In general, the Democrats emphasized transportation and the gridlock within the Republican-controlled Virginia General Assembly. The Democrats ran a statewide coordinated "21/51" campaign seeking to regain control of both the House and the Senate. The Republicans emphasized the need to take local actions against illegal immigration.

==State Senate==
Previous to the election, Virginia's Senate consisted of 23 Republicans and 17 Democrats. Democrats defeated three incumbent Senators and won an open Republican seat to take control of the Senate by a 21 to 19 majority.

===Election results===
Party abbreviations: D - Democratic, R - Republican, I - Independent, IG - Independent Green, L - Libertarian

Note: Only Senate districts that were contested by more than one candidate are included here.

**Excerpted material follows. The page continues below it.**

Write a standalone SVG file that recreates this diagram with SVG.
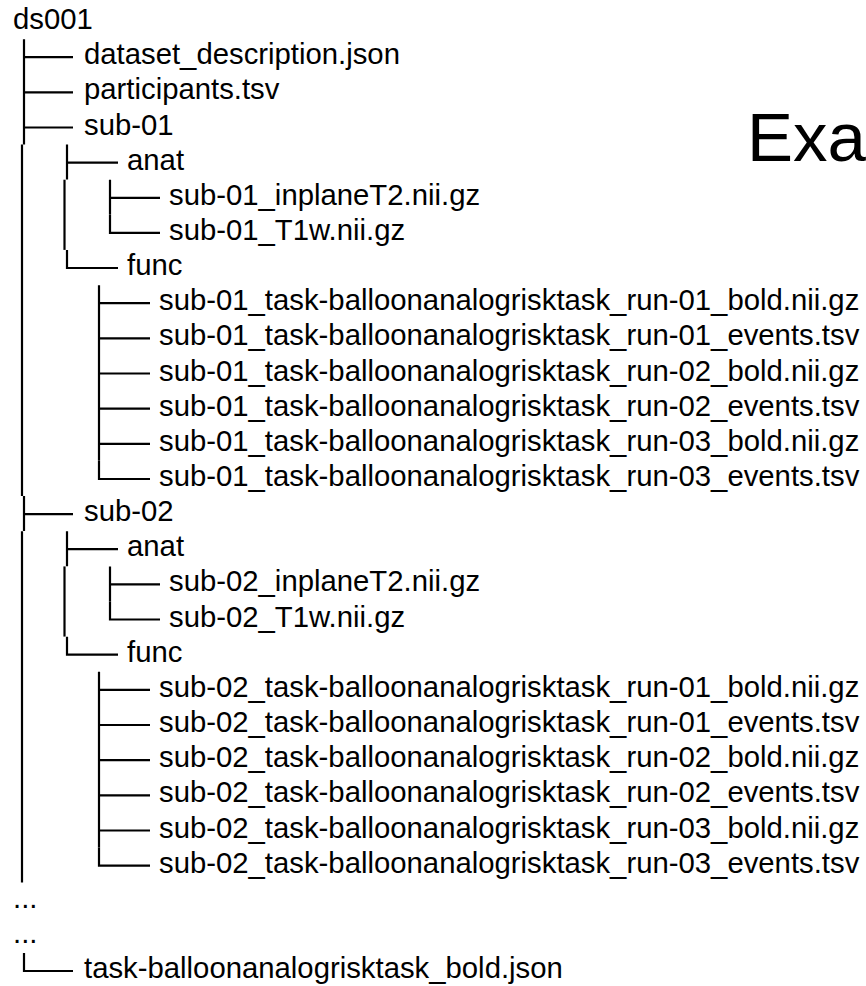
<svg xmlns="http://www.w3.org/2000/svg" width="866" height="986" viewBox="0 0 866 986">
<style>
text{font-family:"Liberation Sans",Arial,sans-serif;font-size:29.3px;fill:#000}
.title{font-size:69px}
.ln{fill:none;stroke:#000;stroke-width:2.2}
</style>
<rect width="866" height="986" fill="#fff"/>
<g id="connectors" class="ln">
<path d="M24 39.2V144.5M24 57.2H73M24 92.3H73M24 127.5H73"/>
<path d="M22 144.6V496"/>
<path d="M24 496.1V531.1M24 514.1H73"/>
<path d="M22 531.2V882.6"/>
<path d="M24 953V971H73"/>
<path d="M67 144.6V179.6M67 162.6H118"/>
<path d="M64.5 179.7V249.9"/>
<path d="M67 250V268H118"/>
<path d="M110 179.7V214.8M110 197.8H160"/>
<path d="M110 214.9V232.9H160"/>
<path d="M99 285.2V460.8M99 303.2H150M99 338.4H150M99 373.5H150M99 408.7H150M99 443.8H150"/>
<path d="M99 460.9V479H150"/>
<path d="M67 531.2V566.2M67 549.2H118"/>
<path d="M64.5 566.4V636.6"/>
<path d="M67 636.7V654.7H118"/>
<path d="M110 566.4V601.4M110 584.4H160"/>
<path d="M110 601.5V619.5H160"/>
<path d="M99 671.8V847.5M99 689.9H150M99 725H150M99 760.2H150M99 795.3H150M99 830.5H150"/>
<path d="M99 847.6V865.6H150"/>
</g>
<g id="title"><text class="title" x="747" y="161">Exa</text></g>
<g id="ds001"><text x="13" y="29">ds001</text></g>
<g id="dataset_description"><text x="84" y="64.2">dataset_description.json</text></g>
<g id="participants"><text x="84" y="99.3">participants.tsv</text></g>
<g id="sub-01"><text x="84" y="134.5">sub-01</text></g>
<g id="sub-01-anat"><text x="127" y="169.6">anat</text></g>
<g id="sub-01-inplaneT2"><text x="169" y="204.8">sub-01_inplaneT2.nii.gz</text></g>
<g id="sub-01-T1w"><text x="169" y="239.9">sub-01_T1w.nii.gz</text></g>
<g id="sub-01-func"><text x="127" y="275.1">func</text></g>
<g id="sub-01-run-01-bold"><text x="159" y="310.2">sub-01_task-balloonanalogrisktask_run-01_bold.nii.gz</text></g>
<g id="sub-01-run-01-events"><text x="159" y="345.4">sub-01_task-balloonanalogrisktask_run-01_events.tsv</text></g>
<g id="sub-01-run-02-bold"><text x="159" y="380.5">sub-01_task-balloonanalogrisktask_run-02_bold.nii.gz</text></g>
<g id="sub-01-run-02-events"><text x="159" y="415.7">sub-01_task-balloonanalogrisktask_run-02_events.tsv</text></g>
<g id="sub-01-run-03-bold"><text x="159" y="450.8">sub-01_task-balloonanalogrisktask_run-03_bold.nii.gz</text></g>
<g id="sub-01-run-03-events"><text x="159" y="486">sub-01_task-balloonanalogrisktask_run-03_events.tsv</text></g>
<g id="sub-02"><text x="84" y="521.1">sub-02</text></g>
<g id="sub-02-anat"><text x="127" y="556.2">anat</text></g>
<g id="sub-02-inplaneT2"><text x="169" y="591.4">sub-02_inplaneT2.nii.gz</text></g>
<g id="sub-02-T1w"><text x="169" y="626.5">sub-02_T1w.nii.gz</text></g>
<g id="sub-02-func"><text x="127" y="661.7">func</text></g>
<g id="sub-02-run-01-bold"><text x="159" y="696.9">sub-02_task-balloonanalogrisktask_run-01_bold.nii.gz</text></g>
<g id="sub-02-run-01-events"><text x="159" y="732">sub-02_task-balloonanalogrisktask_run-01_events.tsv</text></g>
<g id="sub-02-run-02-bold"><text x="159" y="767.2">sub-02_task-balloonanalogrisktask_run-02_bold.nii.gz</text></g>
<g id="sub-02-run-02-events"><text x="159" y="802.3">sub-02_task-balloonanalogrisktask_run-02_events.tsv</text></g>
<g id="sub-02-run-03-bold"><text x="159" y="837.5">sub-02_task-balloonanalogrisktask_run-03_bold.nii.gz</text></g>
<g id="sub-02-run-03-events"><text x="159" y="872.6">sub-02_task-balloonanalogrisktask_run-03_events.tsv</text></g>
<g id="ellipsis-1"><text x="13" y="907.8">...</text></g>
<g id="ellipsis-2"><text x="13" y="942.9">...</text></g>
<g id="task-bold-json"><text x="84" y="978">task-balloonanalogrisktask_bold.json</text></g>
</svg>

| District | Incumbent | Party | Elected | Status | 2007 result |
|---|---|---|---|---|---|
| 1st | Marty Williams | Republican | 1995 | Defeated in primary | John Miller (D) 51.1% Tricia Stall (R) 48.6% |
| 6th | Nick Rerras | Republican | 1999 | Defeated | Ralph Northam (D) 54.3% Nick Rerras (R) 45.5% |
| 9th | Benjamin Lambert | Democratic | 1985 | Defeated in primary | A. Donald McEachin (D) 80.9% Silver Persinger (I) 18.3% |
| 11th | Stephen Martin | Republican | 1994 | Reelected | Stephen Martin (R) 62.4% Alex McMurtrie, Jr. (D) 18.4% Roger Habeck (I) 14.7% Hank Cook (I) 4.3% |
| 13th | Fred Quayle | Republican | 1991 | Reelected | Fred Quayle (R) 58.6% Steve Heretick (D) 41.1% |
| 14th | Harry Blevins | Republican | 2001 | Reelected | Harry Blevins (R) 70.8% Donald Tabor Jr. (L) 28.8% |
| 15th | Frank Ruff | Republican | 1999 | Reelected | Frank Ruff (R) 59.0% Bob Wilkerson (D) 40.9% |
| 16th | Henry Marsh III | Democratic | 1991 | Reelected | Henry Marsh III (D) 66.6% Robert Owens (I) 33.1% |
| 17th | Edd Houck | Democratic | 1983 | Reelected | Edd Houck (D) 56.0% Chris Yakabouski (R) 43.9% |
| 19th | Charles Hawkins | Republican | 1991 | Retired | Robert Hurt (R) 75.7% Sherman Witcher (I) 24.2% |
| 20th | Roscoe Reynolds | Democratic | 1996 | Reelected | Roscoe Reynolds (D) 63.0% Jeff Evans (R) 36.9% |
| 22nd | J. Brandon Bell | Republican | 1991 | Defeated in primary | Ralph K. Smith (R) 50.8% Michael Breiner (D) 49.0% |
| 24th | Emmett Hanger | Republican | 1995 | Reelected | Emmett Hanger (R) 65.4% David Cox (D) 26.7% Arin Sime (L) 7.8% |
| 26th | Mark Obenshain | Republican | 2003 | Reelected | Mark Obenshain (R) 70.4% Maxine Hope Roles (D) 29.5% |
| 27th | Russ Potts | Republican | 1991 | Retired | Jill Holtzman Vogel (R) 48.4% Karen Schultz (D) 47.2% Donald Marro (I) 4.2% |
| 28th | John Chichester | Republican | 1977 | Retired | Richard Stuart (R) 50.6% Albert Pollard (D) 49.2% |
| 29th | Chuck Colgan | Democratic | 1975 | Reelected | Chuck Colgan (D) 54.1% Robert FitzSimmonds (R) 45.8% |
| 31st | Mary Margaret Whipple | Democratic | 1995 | Reelected | Mary Margaret Whipple (D) 82.6% Samuel Burley (IG) 16.5% |
| 33rd | Mark Herring | Democratic | 2006 | Reelected | Mark Herring (D) 56.9% Patricia Phillips (R) 43.0% |
| 34th | Jeannemarie Devolites-Davis | Republican | 2003 | Defeated | Chap Petersen (D) 55.3% Jeannemarie Devolites-Davis (R) 44.4% |
| 35th | Dick Saslaw | Democratic | 1980 | Reelected | Dick Saslaw (D) 77.9% Mario Palmiotto (IG) 21.0% |
| 37th | Ken Cuccinelli | Republican | 2001 | Reelected | Ken Cuccinelli (R) 50.0% Janet Oleszek (D) 49.8% |
| 39th | Jay O'Brien | Republican | 2002 | Defeated | George Barker (D) 50.9% Jay O'Brien (R) 49.0% |

==House of Delegates==

Before the election, Republicans controlled the House of Delegates with 57 seats, compared to the Democrats' 40 seats, and three seats held by Independents. Democrats won four seats from the Republicans, defeating one incumbent and taking three open seats, while one Republican defeated an incumbent Independent, making the post-election composition of the House 54 Republicans, 44 Democrats, and 2 Independents.